From what I have here laid together, we may determine, that as alienations among individuals cannot exceed the proportion of the circulating equivalent of a country, so a statesman when he intends suddenly to augment the taxes of his people, without interrupting their industry, which then becomes still more necessary than ever, should augment the circulating equivalent in proportion to the additional demand for it.

This, according to my notions, cannot be so well compassed as, 1. by establishing banks of circulation upon mortgage: 2. by relieving those companies of the load of paying foreign balances by giving bills at par, or at a small exchange: and 3. by providing funds abroad for the payment of them, according to the principles above deduced.

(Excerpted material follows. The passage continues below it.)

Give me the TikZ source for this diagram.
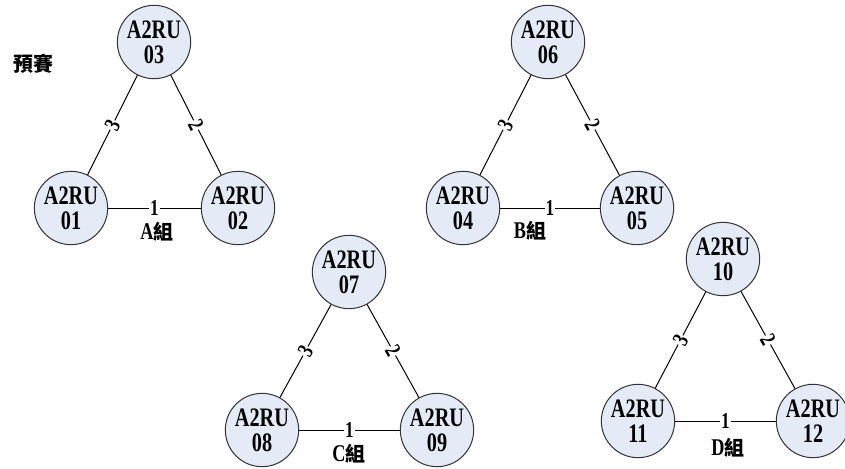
\documentclass[tikz,border=0pt]{standalone}
\usepackage{fontspec}
\setmainfont{Liberation Serif}[FakeStretch=0.76]
\newfontfamily\cjk{Noto Sans CJK TC}
\usetikzlibrary{quotes}
\definecolor{ruFill}{HTML}{E4EBF7}
\tikzstyle{every picture} = [x=0.75pt, y=-0.75pt, line width=0.75pt, every edge quotes/.style={font=\fontsize{17}{17}\selectfont\bfseries, fill=white, inner sep=.6pt, sloped}]
\tikzstyle{ru} = [circle, draw=black!80, fill=ruFill, minimum size=55pt, inner sep=0pt, align=center, font=\fontsize{20}{19}\selectfont\bfseries]
\tikzstyle{grp} = [inner sep=0pt, font=\fontsize{18}{18}\selectfont\bfseries]

\begin{document}
\begin{tikzpicture}
            \useasboundingbox (0,0) rectangle (845,468);
            \node (pre) [grp] at (33,64) {\cjk\fontsize{15}{15}\selectfont 預賽};

            % A組
            \node (node 03) [ru] at (154,42) {A2RU\\03};
            \node (node 01) [ru] at (71,208) {A2RU\\01};
            \node (node 02) [ru] at (238,208) {A2RU\\02};
            \node (grp A) [grp] at (157,232) {A{\cjk\fontsize{15}{15}\selectfont 組}};
            \path (node 01) edge["1"] (node 02)
                  (node 03) edge["2"] (node 02)
                  (node 03) edge["3"] (node 01);

            % B組
            \node (node 06) [ru] at (548,42) {A2RU\\06};
            \node (node 04) [ru] at (463,208) {A2RU\\04};
            \node (node 05) [ru] at (637,208) {A2RU\\05};
            \node (grp B) [grp] at (530,231) {B{\cjk\fontsize{15}{15}\selectfont 組}};
            \path (node 04) edge["1"] (node 05)
                  (node 06) edge["2"] (node 05)
                  (node 06) edge["3"] (node 04);

            % C組
            \node (node 07) [ru] at (349,272) {A2RU\\07};
            \node (node 08) [ru] at (262,430) {A2RU\\08};
            \node (node 09) [ru] at (437,430) {A2RU\\09};
            \node (grp C) [grp] at (349,454) {C{\cjk\fontsize{15}{15}\selectfont 組}};
            \path (node 08) edge["1"] (node 09)
                  (node 07) edge["2"] (node 09)
                  (node 07) edge["3"] (node 08);

            % D組
            \node (node 10) [ru] at (723,259) {A2RU\\10};
            \node (node 11) [ru] at (638,421) {A2RU\\11};
            \node (node 12) [ru] at (813,421) {A2RU\\12};
            \node (grp D) [grp] at (728,448) {D{\cjk\fontsize{15}{15}\selectfont 組}};
            \path (node 11) edge["1"] (node 12)
                  (node 10) edge["2"] (node 12)
                  (node 10) edge["3"] (node 11);
        \end{tikzpicture}
\end{document}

Such expedients will work their effect, in a nation where the public faith stands upon the solid security of an honest parliament, and upon that responsibility which is fixed upon those who are trusted with the exertions of the royal authority.

I think I may illustrate this operation by a simile.

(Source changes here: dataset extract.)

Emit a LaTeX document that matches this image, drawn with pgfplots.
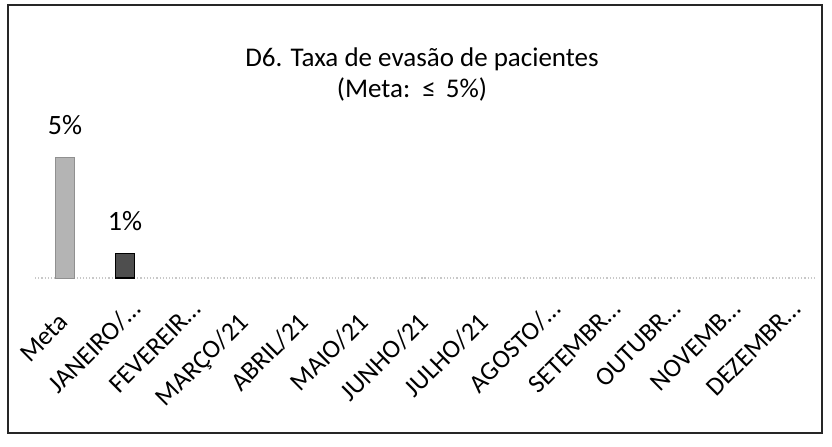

A gentleman chooses to form a cascade of the water which serves to turn his corn-mill; consequently, the mill stops: but in its stead, he immediately erects another which turns with the wind. Coin is the water, bank paper is the wind, and both are equally well calculated for the use they are put to.


CHAP. IV.
Of the State of public Credit in France before the reign of Louis XIV. and of the Sentiment of the great Richlieu upon that Subject.

Having laid before my reader the sentiments of Davenant on the subject of public credit, which were analogous to the then state of England, it may be instructive to compare them with those of another very great man, in a rival nation; I mean the Cardinal de Richlieu.

The constitution of Great Britain at present, is pretty much what it was in Davenant’s time: and that of France does not differ widely from what it was at the death of Louis XIII.

Britain and France are two nations, rivals in every thing worthy of emulation, and similar in those distresses which are the inseparable concomitants of modern ambition, debts and taxes.